Battle of Amberg
The Battle of Amberg, fought on 24 August 1796, resulted in a Habsburg victory by Archduke Charles over a French army led by Jean-Baptiste Jourdan. This engagement marked a turning point in the Rhine campaign, which had previously seen French successes.
Background
Plans
The French planned an invasion of southern Germany in 1796. General of Division Jourdan with the Army of Sambre-et-Meuse would advance from the middle Rhine while MG Jean Moreau would cross the river farther south with the Army of Rhin-et-Moselle. Jourdan held a bridgehead over the Rhine at Neuwied while MG Jean-Baptiste Kléber commanded his left wing based on an entrenched camp at Düsseldorf. Moreau's army comprised 71,581 infantry and 6,515 cavalry. He organized these into a Right Wing under MG Pierre Ferino, a Center led by MG Louis Desaix, and a Left Wing commanded by MG Laurent de Gouvion Saint-Cyr.Field Marshal Archduke Charles commanded the Army of the Lower Rhine. Charles and his deputy, Feldzeugmeister Wilhelm von Wartensleben faced Jourdan along the Lahn River. This stream flows in a southwesterly direction into the Rhine near Koblenz. To the south, FZM Maximilien, Count Baillet de Latour positioned his Army of the Upper Rhine to defend against Moreau.
June operations
On 4 June 1796, 11,000 soldiers of the Army of the Sambre-et-Meuse, under François Lefebvre pushed back a 6,500-man Austrian force at Altenkirchen, north of the Lahn. On 6 June, the French placed Ehrenbreitstein Fortress under siege. At Wetzlar on the Lahn, Lefebvre ran into Charles' concentration of 36,000 Austrians on 15 June. Casualties were light on both sides, but Jourdan pulled back to Niewied while Kléber recoiled toward Düsseldorf.
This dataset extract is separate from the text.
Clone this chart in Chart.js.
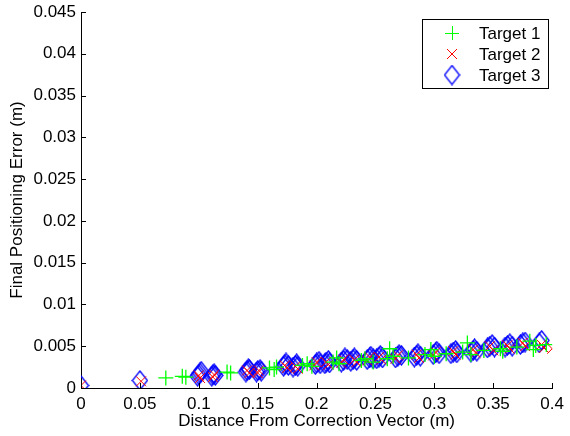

Feldmarschal-Leutnant Pál Kray's 30,000 soldiers bested Kléber's 24,000 at Uckerath east of Bonn on 19 June, prompting the Frenchman to continue his withdrawal to the north.Meanwhile, operations of the Army of the Rhin-et-Moselle progressed more successfully for the French. On the 15th, Desaix and 30,000 French troops defeated FML Franz Petrasch's 11,000 Austrians at Maudach near Speyer. The French suffered 600 casualties while Austrian losses were three times as heavy. Part of Moreau's army under MG Jean-Charles Abbatucci mounted an assault crossing over the Rhine at Kehl opposite Strasbourg on 24 June. The defenders were French émigrés and the forces of minor German states belonging to the Holy Roman Empire. They fought gamely, but were beaten with the loss of 700 men while the French lost 150. On 28 June, Desaix defeated FML Anton Sztaray's Imperial troops again at Renchen, inflicting 1,400 casualties for only 200 French killed and wounded. In the following weeks the Austrians determined some of their Imperial German allies to be unreliable and disarmed them.
In reaction to the defeats in the south, Archduke Charles left Wartensleben in command of 35,000 men along the Lahn, put 30,000 troops into the fortress of Mainz and rushed south with 20,000 soldiers to reinforce Latour.